You Must Implement an XML Workflow

By Neil Litt of Princeton University Press

Published

Princeton University Press produces multivolume, heavily illustrated textbooks filled with tables and references. When I started over twenty-five years ago, I considered a markup-based workflow to capture the structure of a document so it could be delivered through different applications and not be dependent on having to lay out the data in a particular format.

In the past, there were too many serious shortcomings for anyone publishing upper-level textbooks. An overwhelming number of technical problems still exist. Even so, we chose to adopt an XML workflow at Princeton. The benefits extend beyond technical capacity: They directly address our editorial and production process. I don’t regret implementing XML.

Before offering an explanation about why a structured workflow is so important, I would like to present a little history. About twelve years ago, it looked like e-books were going to take off. The Rocket e-book reader looked like it would be the next big thing. NetLibrary, among others, was banging on our door. We hired a marketing executive whose sole focus was to negotiate the “electronicizing” of our content, and she spent the next eighteen months painstakingly negotiating contracts with library aggregators and vendors like Microsoft and Amazon. Anyway, e-books went nowhere, and we shut down our e-book initiative.

Then in 2007, the Kindle and the Sony e-readers got the buzz going all over again. The same year, ePub became the official international standard for e-books. XML seemed to be the gateway to produce not only quality ePub files but also online scholarship through library aggregators and e-textbook distributors like Oxford Scholarship Online and—more recently— JStor. XML also seemed to be the gateway to the chunking of academic books that would surely be the foundation for the next generation of course packs—all good reasons to move to XML workflow.

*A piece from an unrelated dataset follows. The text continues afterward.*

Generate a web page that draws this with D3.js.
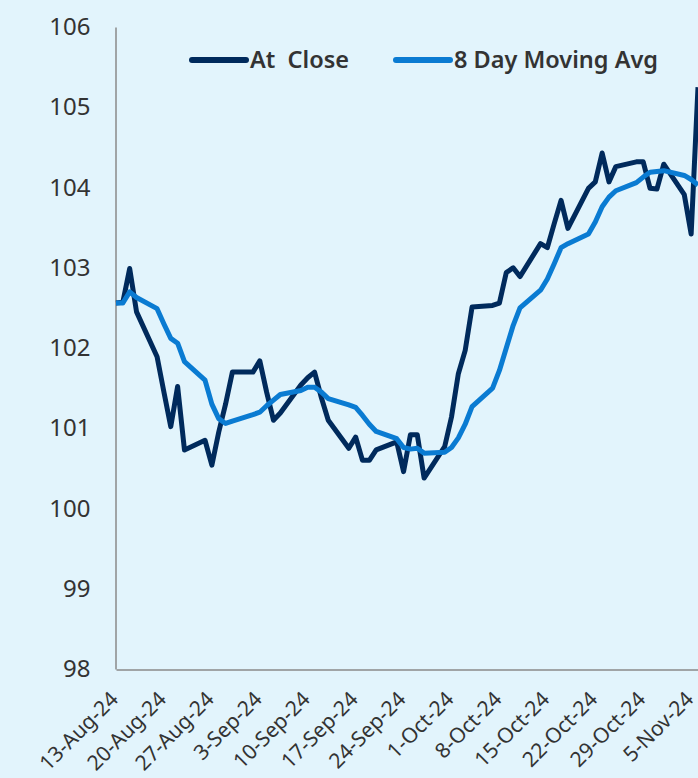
<!DOCTYPE html>
<html>
<head>
<meta charset="utf-8">
<script src="https://cdn.jsdelivr.net/npm/d3@7"></script>
<style>
	html, body { margin: 0; padding: 0; background: #e2f4fc; }
	svg { display: block; font-family: "Noto Sans", "Open Sans", sans-serif; }
</style>
</head>
<body>
<svg id="chart" width="698" height="778"></svg>
<script>
// trading days shown on the chart
var dates = [
	"13-Aug-24", "14-Aug-24", "15-Aug-24", "16-Aug-24",
	"19-Aug-24", "20-Aug-24", "21-Aug-24", "22-Aug-24", "23-Aug-24",
	"26-Aug-24", "27-Aug-24", "28-Aug-24", "29-Aug-24", "30-Aug-24",
	"2-Sep-24", "3-Sep-24", "4-Sep-24", "5-Sep-24", "6-Sep-24",
	"9-Sep-24", "10-Sep-24", "11-Sep-24", "12-Sep-24", "13-Sep-24",
	"16-Sep-24", "17-Sep-24", "18-Sep-24", "19-Sep-24", "20-Sep-24",
	"23-Sep-24", "24-Sep-24", "25-Sep-24", "26-Sep-24", "27-Sep-24",
	"30-Sep-24", "1-Oct-24", "2-Oct-24", "3-Oct-24", "4-Oct-24",
	"7-Oct-24", "8-Oct-24", "9-Oct-24", "10-Oct-24", "11-Oct-24",
	"14-Oct-24", "15-Oct-24", "16-Oct-24", "17-Oct-24", "18-Oct-24",
	"21-Oct-24", "22-Oct-24", "23-Oct-24", "24-Oct-24", "25-Oct-24",
	"28-Oct-24", "29-Oct-24", "30-Oct-24", "31-Oct-24", "1-Nov-24",
	"4-Nov-24", "5-Nov-24", "6-Nov-24"
];

var atClose = [
	102.56, 102.57, 102.99, 102.45,
	101.89, 101.45, 101.02, 101.52, 100.73,
	100.85, 100.54, 100.95, 101.30, 101.70,
	101.70, 101.84, 101.45, 101.10, 101.19,
	101.54, 101.63, 101.70, 101.38, 101.10,
	100.75, 100.89, 100.60, 100.60, 100.73,
	100.83, 100.46, 100.92, 100.92, 100.38,
	100.77, 101.14, 101.68, 101.97, 102.51,
	102.53, 102.56, 102.94, 103.00, 102.89,
	103.30, 103.25, 103.55, 103.84, 103.49,
	103.99, 104.07, 104.43, 104.07, 104.26,
	104.32, 104.32, 103.99, 103.98, 104.29,
	103.91, 103.42, 105.25
];

var movingAvg = [
	102.56, 102.56, 102.70, 102.63,
	102.49, 102.30, 102.12, 102.06, 101.83,
	101.60, 101.30, 101.12, 101.06, 101.09,
	101.17, 101.20, 101.28, 101.35, 101.42,
	101.47, 101.51, 101.51, 101.45, 101.37,
	101.29, 101.26, 101.16, 101.05, 100.96,
	100.87, 100.76, 100.74, 100.75, 100.69,
	100.70, 100.76, 100.88, 101.05, 101.27,
	101.50, 101.72, 102.00, 102.28, 102.50,
	102.72, 102.86, 103.05, 103.25, 103.30,
	103.42, 103.57, 103.76, 103.88, 103.96,
	104.06, 104.13, 104.19, 104.20, 104.21,
	104.15, 104.10, 104.03
];

var tickDates = [
	"13-Aug-24", "20-Aug-24", "27-Aug-24", "3-Sep-24", "10-Sep-24",
	"17-Sep-24", "24-Sep-24", "1-Oct-24", "8-Oct-24", "15-Oct-24",
	"22-Oct-24", "29-Oct-24", "5-Nov-24"
];
var yTicks = [98, 99, 100, 101, 102, 103, 104, 105, 106];

var seriesNames = ["At  Close", "8 Day Moving Avg"];
var seriesColors = ["#002a5c", "#0a7bd2"];

var parse = d3.utcParse("%d-%b-%y");
var format = d3.utcFormat("%-d-%b-%y");

var svg = d3.select("#chart");

// the plot runs off the right edge of the picture, last day sits on the border
var x = d3.scaleUtc()
	.domain([parse("13-Aug-24"), parse("6-Nov-24")])
	.range([116, 698]);
var y = d3.scaleLinear()
	.domain([98, 106])
	.range([669, 27]);

var axisColor = "#8a8a8a";
var textColor = "#333333";

// y axis
var yAxis = svg.append("g")
	.attr("transform", "translate(115.5,0)")
	.call(d3.axisLeft(y).tickValues(yTicks).tickSize(0).tickSizeOuter(0).tickPadding(25).tickFormat(d3.format("d")))
	.attr("font-family", null)
	.attr("font-size", null);
yAxis.select(".domain").attr("stroke", axisColor).attr("stroke-width", 1.5);
yAxis.selectAll("text")
	.attr("fill", textColor)
	.style("font-size", "24px")
	.attr("dy", "0.32em");

// x axis, labels turned so they end at their tick
var xAxis = svg.append("g")
	.attr("transform", "translate(0,669.5)")
	.call(d3.axisBottom(x).tickValues(tickDates.map(parse)).tickSize(0).tickSizeOuter(0).tickFormat(format))
	.attr("font-family", null)
	.attr("font-size", null);
xAxis.select(".domain").attr("stroke", axisColor).attr("stroke-width", 1.5);
xAxis.selectAll("text")
	.attr("fill", textColor)
	.style("font-size", "21px")
	.attr("text-anchor", "end")
	.attr("x", 0)
	.attr("y", 0)
	.attr("dy", 0)
	.attr("transform", "translate(3,31) rotate(-45)");

var line = d3.line()
	.x(function(d) { return x(d.date); })
	.y(function(d) { return y(d.value); });

function toPoints(values) {
	return values.map(function(v, i) {
		return { date: parse(dates[i]), value: v };
	});
}

[atClose, movingAvg].forEach(function(values, i) {
	svg.append("path")
		.datum(toPoints(values))
		.attr("fill", "none")
		.attr("stroke", seriesColors[i])
		.attr("stroke-width", 5)
		.attr("stroke-linejoin", "round")
		.attr("d", line);
});

// legend
var legendX = [192, 396];
var legend = svg.append("g");
seriesNames.forEach(function(name, i) {
	legend.append("line")
		.attr("x1", legendX[i])
		.attr("x2", legendX[i] + 54)
		.attr("y1", 60)
		.attr("y2", 60)
		.attr("stroke", seriesColors[i])
		.attr("stroke-width", 6)
		.attr("stroke-linecap", "round");
	legend.append("text")
		.attr("x", legendX[i] + 58)
		.attr("y", 60)
		.attr("dy", "0.35em")
		.attr("fill", textColor)
		.style("font-size", "23.5px")
		.style("font-weight", 600)
		.style("white-space", "pre")
		.text(name);
});
</script>
</body>
</html>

So we began a process to create an XML workflow that would be the least disruptive to our print production. First, there were a few systems we needed to look at more closely. I invited different systems’ representatives to the Press to address a working group I put together that included copyeditors, production editors, and designers. Our group interrogated each representative on the different data structures we regularly encountered as we published a wide range of books—including social science, applied mathematics, upper-level textbooks in mathematics and the physical sciences, humanities monographs, and natural history field guides. Representatives needed to field questions such as, “How do you code poetry embedded in a footnote?”

We determined that the optimal workflow for us would begin with the receipt of the manuscript from the author. The production editor would tag every element of the manuscript in MS Word before passing it on to the copyeditor. The designer would define corresponding tags in InDesign before passing it on to the compositor. Once we chose the vendor whose tagging system seemed most capable of handling our diverse materials, we invited the typesetters to whom we outsourced much of our composition, and the freelance copyeditors who worked on most of our manuscripts, to participate in two days of training, either in person or via webinar. Our staff’s training involved two additional sessions. The outside typesetters and copyeditors were very accepting of the process; they positively embraced it.

Our digital asset manager accepted our files and gave us a significant discount for providing XML. E-book sales increased exponentially and are now 10 percent of our sales and rising. The process does not work with every e-book and is certainly not a panacea for solving technical problems.

Our digital asset manager, who gave us a substantial discount for providing XML, never told us directly that they were not actually using the XML. Why? Because we, as an industry, were not all using the same DTD. Thus all their conversions (all outsourced) had to have a PDF-to-ePub workflow. Also, for scholarly books, having real page numbers accessible in the e-reader was and is an essential data point for researchers. Since our XML is incomplete in the sense that it does not tag the page breaks, the PDF, which does, provides an essential piece of information that the XML cannot currently retain. Of course, we thought XML would solve many problems like this, but it does not.

So why bother to use an XML workflow? It achieved some other very desirable outcomes unrelated to our reasons for initially implementing it. XML workflow got everyone on the same page. Now, there is consistency in formatting from start to finish where, previously, there was every kind of ad hoc coding throughout the process. Most importantly, we arrived at a standard process within InDesign. Now everyone wants to work with the consistent IDTT files—the designers, who no longer have to write specs because a properly prepared IDTT file is better than a dozen pages of type specs, and the typesetters, who were previously receiving those type specifications written a dozen different ways. This process has also stimulated a heightened consciousness in the designers to anticipate and account for all possible combinations of elements. This, in turn, results in fewer problems at the proof stage.

The production editors have only positive things to say about their own heightened awareness of the structure of text that results from their tagging the manuscripts in preparation for editing. It is also easier to extract Word files with styles intact from consistently prepared InDesign files when the need arises to return files to the authors for revised editions. Someday all these structured documents will be in our archive, ready for the next new content delivery device. It is an investment in an uncertain future that is also reaping unanticipated benefits in the present.